Being an NFL hopeful running back in college is a delicate balance. You're willing to take the hits and bashings to get every inch of yardage you can. It comes with the job.
And while you may be piling up yards, touchdowns, and All-American lists, NFL teams are looking at what is, in my opinion, maybe the most important stat when evaluating running backs: carry totals.
Running backs are being treated more and more like pitchers in baseball: on a pitch count. This is to protect their bodies early on. And for a running back like Montee Ball, who has already passed the 500 carry mark in his college career, that pitch count is already high enough for NFL teams...and getting higher.
As of now, Montee Ball has 568 carries in his career. That's a reasonable number for an NFL prospect, a reason I thought he'd declare a season ago. However, if he approaches the 307 carries he had last year, he'll have upwards of 800 total for his career. We saw Bernard Pierce of Temple fall last year due to his high carry numbers, and Ray Rice before him.

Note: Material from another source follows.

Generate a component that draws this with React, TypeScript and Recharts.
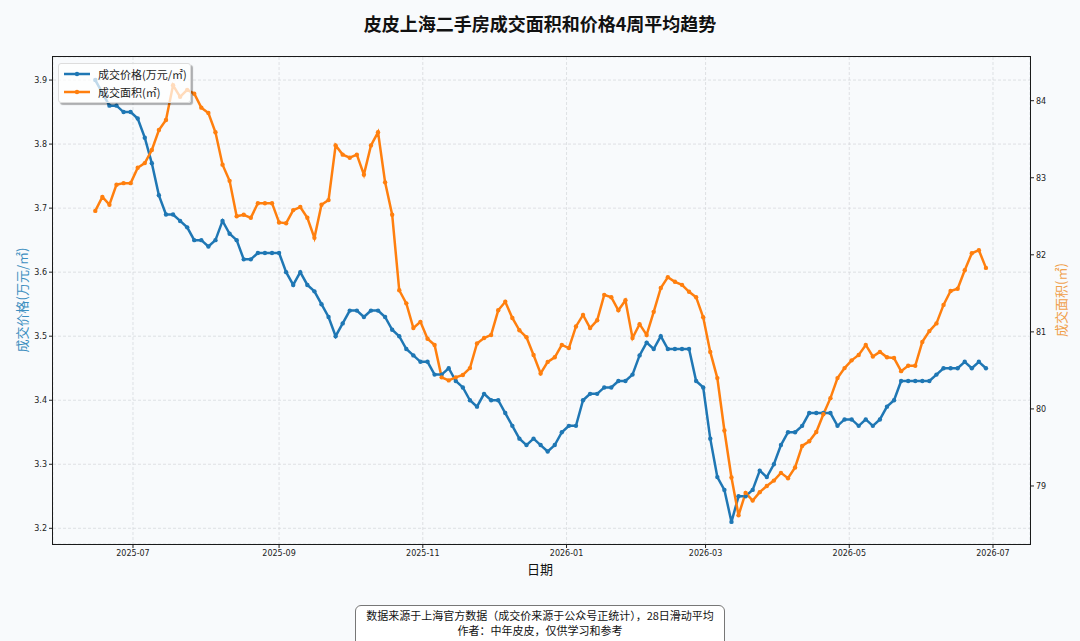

In fact, only four running backs in the past 10 years have finished their career with 760+ rushes that ended up being drafted. DeAngelo Williams of the Panthers, who's already on the down slope of his career and missed 20% of his career thus far to injuries, Kevin Smith of the Lions, who's been cut twice in his career and is in more of a reduced backup role, the aforementioned Pierce, and Ray Rice, who's been a model of stability but has the Ravens questioning how long he can last.
All four of those running backs, however, ended up being drafted in the first four rounds. There is hope for Montee Ball. While the value of running backs has dropped since DeAngelo Williams went round one, the value of a running back with Montee Ball's skill set has not.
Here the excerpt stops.